| Given request |
From the records below, please print only the lines from the one containing "Recreate this image" through the one containing "diag = [0.12, 0.25]", both included. Skip the pictures.

| Records for the exercise |
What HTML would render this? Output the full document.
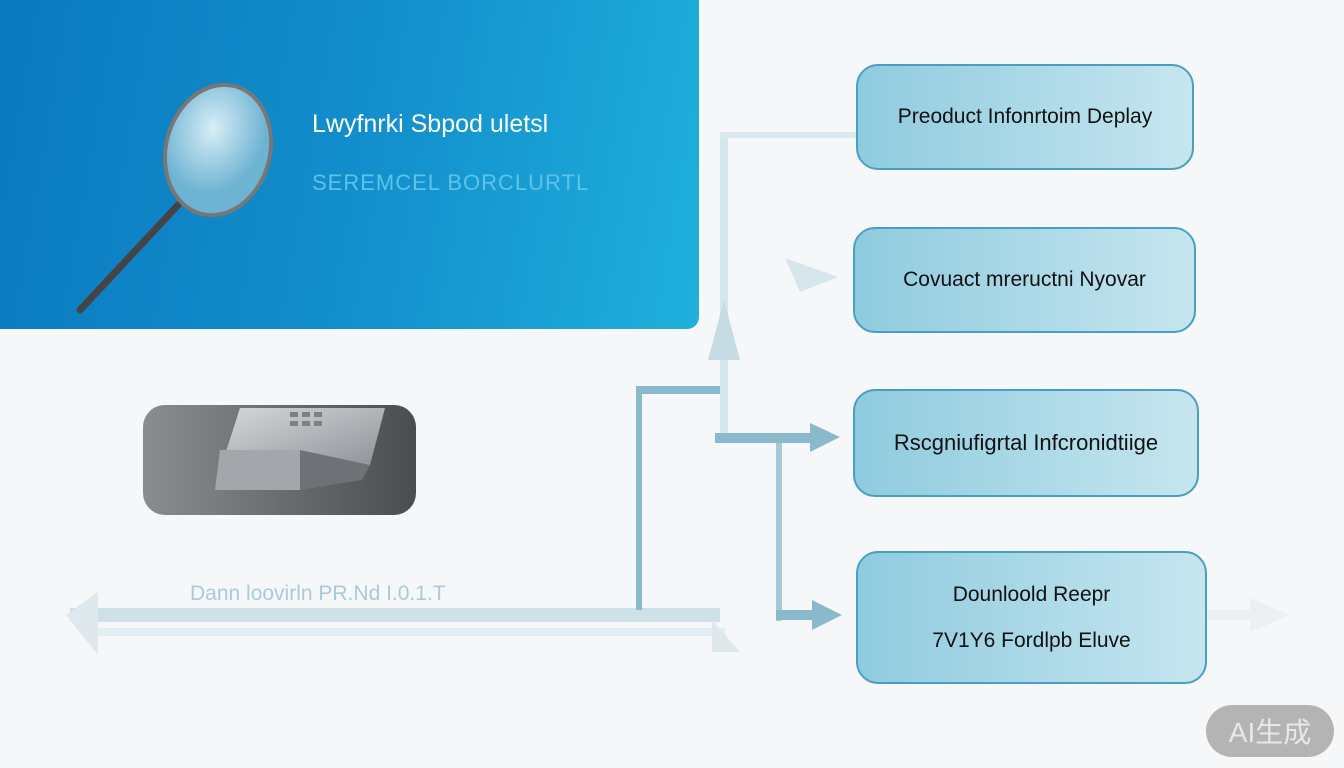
<!DOCTYPE html>
<html><head><meta charset="utf-8"><style>
html,body{margin:0;padding:0}
body{width:1344px;height:768px;position:relative;overflow:hidden;background:#f6f7f8;font-family:"Liberation Sans","Noto Sans CJK SC",sans-serif}
.hero{position:absolute;left:0;top:0;width:699px;height:329px;border-radius:0 0 12px 0;background:linear-gradient(100deg,#0a79bf 0%,#1390cd 55%,#1fb0dc 100%)}
.box{position:absolute;border:2px solid #4a9fbf;border-radius:22px;background:linear-gradient(90deg,#8fcbdf,#c6e6ef);color:#111;font-size:21px;display:flex;align-items:center;justify-content:center;text-align:center;line-height:46px}
</style></head><body>
<div class="hero"></div>
<svg style="position:absolute;left:0;top:0" width="1344" height="768">
<defs><radialGradient id="lens" cx="40%" cy="35%"><stop offset="0" stop-color="#d8eef6"/><stop offset="1" stop-color="#6fb3d3"/></radialGradient>
<linearGradient id="dev" x1="0" x2="1"><stop offset="0" stop-color="#8a8d90"/><stop offset="1" stop-color="#4a4d50"/></linearGradient>
<linearGradient id="met" x1="0" x2="1" y1="0" y2="1"><stop offset="0" stop-color="#d5d8db"/><stop offset="1" stop-color="#8c9095"/></linearGradient></defs>
<line x1="80" y1="310" x2="178" y2="205" stroke="#444" stroke-width="7" stroke-linecap="round"/>
<ellipse cx="218" cy="150" rx="52" ry="66" fill="url(#lens)" stroke="#777" stroke-width="4" transform="rotate(15 218 150)"/>
<rect x="143" y="405" width="273" height="110" rx="22" fill="url(#dev)"/>
<polygon points="240,408 385,408 370,465 220,470" fill="url(#met)"/>
<polygon points="220,450 300,450 300,490 215,490" fill="#a3a7ab"/>
<polygon points="300,450 370,465 362,480 300,490" fill="#6e7276"/>
<g fill="#7d8186"><rect x="290" y="412" width="8" height="5"/><rect x="302" y="412" width="8" height="5"/><rect x="314" y="412" width="8" height="5"/><rect x="290" y="421" width="8" height="5"/><rect x="302" y="421" width="8" height="5"/><rect x="314" y="421" width="8" height="5"/></g>
<rect x="70" y="608" width="650" height="14" fill="#cfe1e8"/>
<rect x="85" y="628" width="640" height="8" fill="#e3edf1"/>
<polygon points="66,615 98,592 98,655" fill="#dfe9ed"/>
<polygon points="740,652 712,620 712,652" fill="#dfe9ed"/>
<rect x="636" y="386" width="6" height="224" fill="#8bb9cc"/>
<rect x="636" y="386" width="92" height="8" fill="#8bb9cc"/>
<rect x="720" y="132" width="8" height="305" fill="#d5e6ec"/>
<rect x="720" y="132" width="138" height="6" fill="#dbe8ed"/>
<polygon points="708,360 724,300 740,360" fill="#c5dce5"/>
<polygon points="785,258 838,277 800,292" fill="#d5e6ec"/>
<rect x="715" y="433" width="98" height="10" fill="#8bb9cc"/>
<polygon points="810,423 840,437 810,452" fill="#8bb9cc"/>
<rect x="776" y="443" width="6" height="178" fill="#a8c8d5"/>
<rect x="776" y="610" width="40" height="10" fill="#8bb9cc"/>
<polygon points="812,600 842,615 812,630" fill="#8bb9cc"/>
<rect x="1205" y="610" width="50" height="10" fill="#ebf1f3"/>
<polygon points="1250,598 1290,615 1250,632" fill="#ebf1f3"/>
</svg>
<div style="position:absolute;left:312px;top:110px;color:#fff;font-size:25px">Lwyfnrki Sbpod uletsl</div>
<div style="position:absolute;left:312px;top:170px;color:#5ec3e8;font-size:22px;letter-spacing:1px">SEREMCEL BORCLURTL</div>
<div style="position:absolute;left:190px;top:582px;color:#a9cbd8;font-size:21px">Dann loovirln PR.Nd I.0.1.T</div>
<div class="box" style="left:856px;top:64px;width:334px;height:102px">Preoduct Infonrtoim Deplay</div>
<div class="box" style="left:853px;top:227px;width:339px;height:102px">Covuact mreructni Nyovar</div>
<div class="box" style="left:853px;top:389px;width:342px;height:104px;font-size:22px">Rscgniufigrtal Infcronidtiige</div>
<div class="box" style="left:856px;top:551px;width:347px;height:129px">Dounloold Reepr<br>7V1Y6 Fordlpb Eluve</div>
<div style="position:absolute;left:1206px;top:705px;width:128px;height:52px;border-radius:26px;background:#b4b4b4;color:#e8e8e8;font-size:28px;display:flex;align-items:center;justify-content:center">AI生成</div>
</body></html>
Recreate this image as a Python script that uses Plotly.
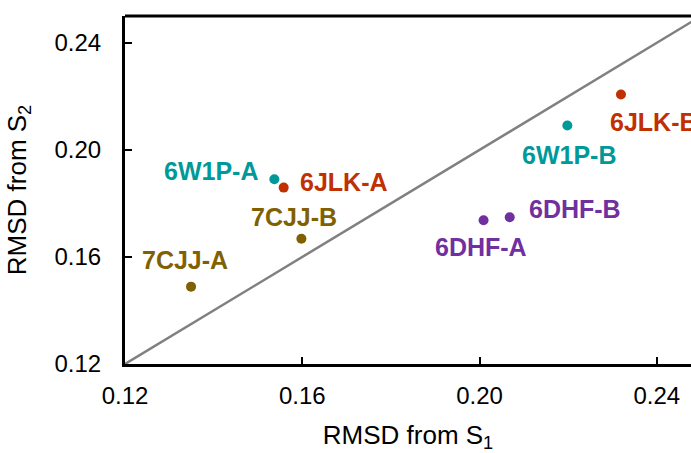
import plotly.graph_objects as go

# Data
names = ["6W1P-A", "6W1P-B", "6JLK-A", "6JLK-B", "7CJJ-A", "7CJJ-B", "6DHF-A", "6DHF-B"]
rmsd_s1 = [0.1537, 0.2198, 0.1558, 0.2319, 0.1349, 0.1598, 0.2009, 0.2068]
rmsd_s2 = [0.1890, 0.2091, 0.1859, 0.2207, 0.1489, 0.1668, 0.1737, 0.1748]
groups = ["6W1P", "6W1P", "6JLK", "6JLK", "7CJJ", "7CJJ", "6DHF", "6DHF"]
tick_vals = [0.12, 0.16, 0.20, 0.24]
tick_text = ["0.12", "0.16", "0.20", "0.24"]
diag = [0.12, 0.25]

# Styles
colors = {"6W1P": "#00999A", "6JLK": "#C03000", "7CJJ": "#806000", "6DHF": "#7030A0"}
# label placement: (xanchor, xshift, yshift)
label_pos = {
    "6W1P-A": ("right", -14, 8),
    "6W1P-B": ("center", 2, -30),
    "6JLK-A": ("left", 14, 6),
    "6JLK-B": ("left", -13, -28),
    "7CJJ-A": ("center", -6, 27),
    "7CJJ-B": ("center", -7, 22),
    "6DHF-A": ("center", -3, -27),
    "6DHF-B": ("left", 17, 8),
}
FONT = "Liberation Sans, Arial, sans-serif"

fig = go.Figure()
fig.add_trace(go.Scatter(x=diag, y=diag, mode="lines",
                         line=dict(color="#808080", width=2.5),
                         hoverinfo="skip", showlegend=False, cliponaxis=True))
fig.add_trace(go.Scatter(x=rmsd_s1, y=rmsd_s2, mode="markers", text=names,
                         marker=dict(size=10, color=[colors[g] for g in groups]),
                         showlegend=False))

for n, g, xv, yv in zip(names, groups, rmsd_s1, rmsd_s2):
    anchor, xs, ys = label_pos[n]
    fig.add_annotation(x=xv, y=yv, xref="x", yref="y", text="<b>%s</b>" % n,
                       showarrow=False, xanchor=anchor, yanchor="middle",
                       xshift=xs, yshift=ys,
                       font=dict(family=FONT, size=25, color=colors[g]))

# top border
fig.add_shape(type="line", xref="paper", yref="paper", x0=0, x1=1, y0=1, y1=1,
              line=dict(color="black", width=3))

axis_common = dict(showgrid=False, zeroline=False, showline=True,
                   linecolor="black", linewidth=3,
                   ticks="inside", ticklen=7, tickwidth=2, tickcolor="black",
                   tickvals=tick_vals, ticktext=tick_text,
                   tickfont=dict(family=FONT, size=24, color="black"))

fig.update_layout(
    width=691, height=453,
    margin=dict(l=125, r=0, t=16, b=89),
    paper_bgcolor="white", plot_bgcolor="white",
    xaxis=dict(range=[0.12, 0.2477], title=dict(text="RMSD from S<sub>1</sub>",
               font=dict(family=FONT, size=26, color="black"), standoff=26),
               ticklabelstandoff=8, **axis_common),
    yaxis=dict(range=[0.12, 0.25], title=dict(text="RMSD from S<sub>2</sub>",
               font=dict(family=FONT, size=26, color="black"), standoff=21),
               ticklabelstandoff=16, **axis_common),
)

fig.write_html("out.html", config={"displayModeBar": False},
               post_script="document.body.style.margin='0';document.body.style.overflow='hidden';")
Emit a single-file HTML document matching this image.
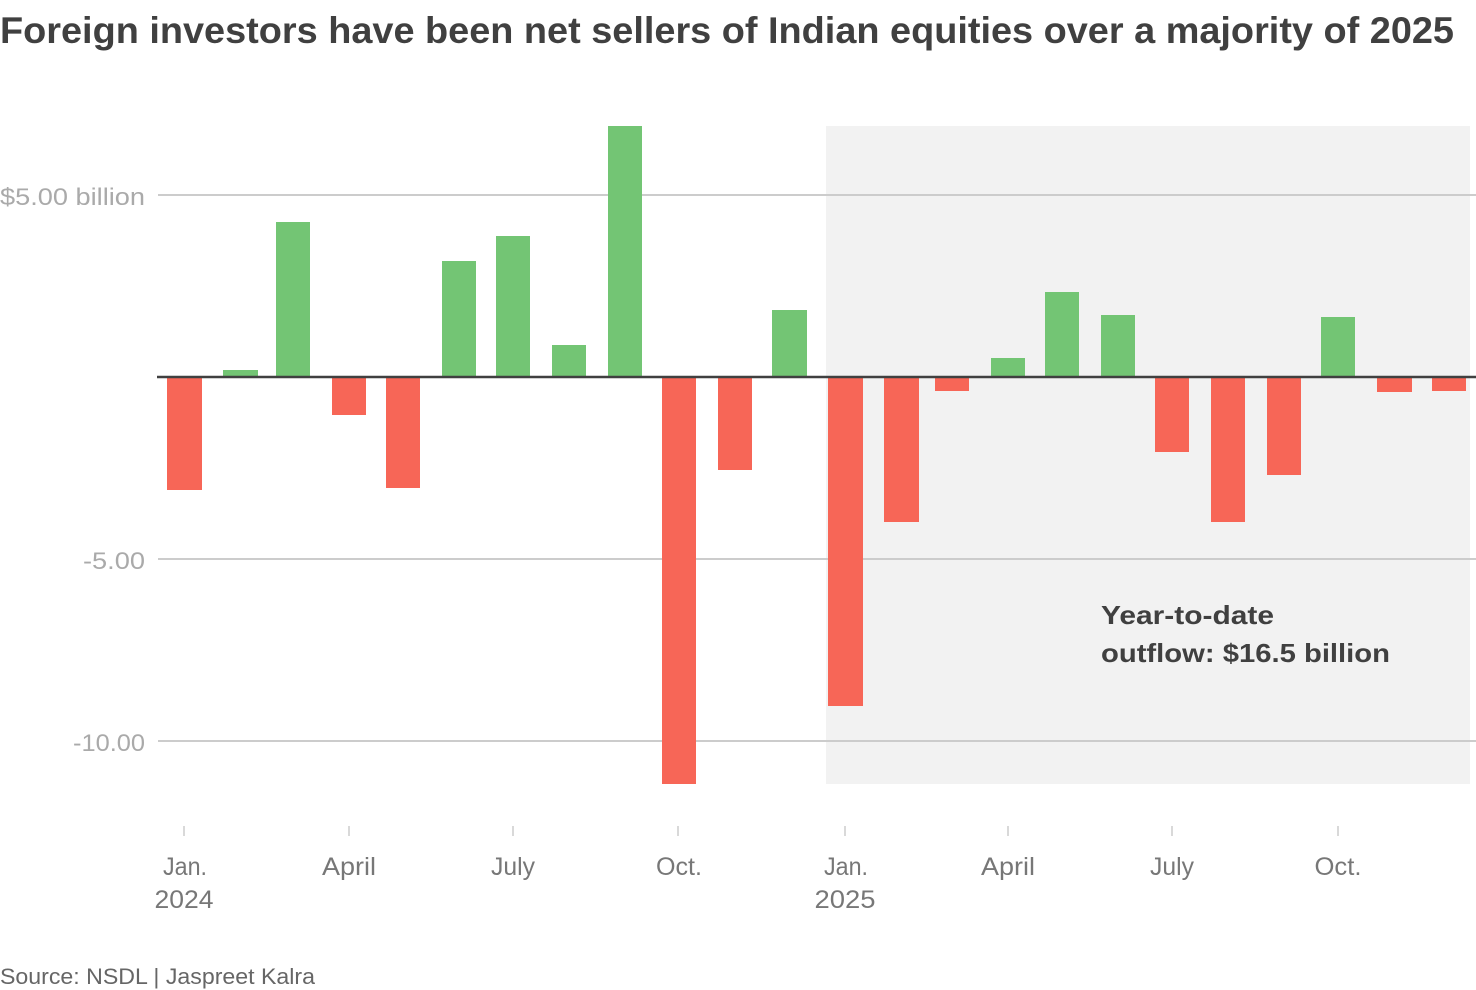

| Reply |
Recreate this image as a Python script that uses Plotly.
import plotly.graph_objects as go

# Data
names = ["6W1P-A", "6W1P-B", "6JLK-A", "6JLK-B", "7CJJ-A", "7CJJ-B", "6DHF-A", "6DHF-B"]
rmsd_s1 = [0.1537, 0.2198, 0.1558, 0.2319, 0.1349, 0.1598, 0.2009, 0.2068]
rmsd_s2 = [0.1890, 0.2091, 0.1859, 0.2207, 0.1489, 0.1668, 0.1737, 0.1748]
groups = ["6W1P", "6W1P", "6JLK", "6JLK", "7CJJ", "7CJJ", "6DHF", "6DHF"]
tick_vals = [0.12, 0.16, 0.20, 0.24]
tick_text = ["0.12", "0.16", "0.20", "0.24"]
diag = [0.12, 0.25]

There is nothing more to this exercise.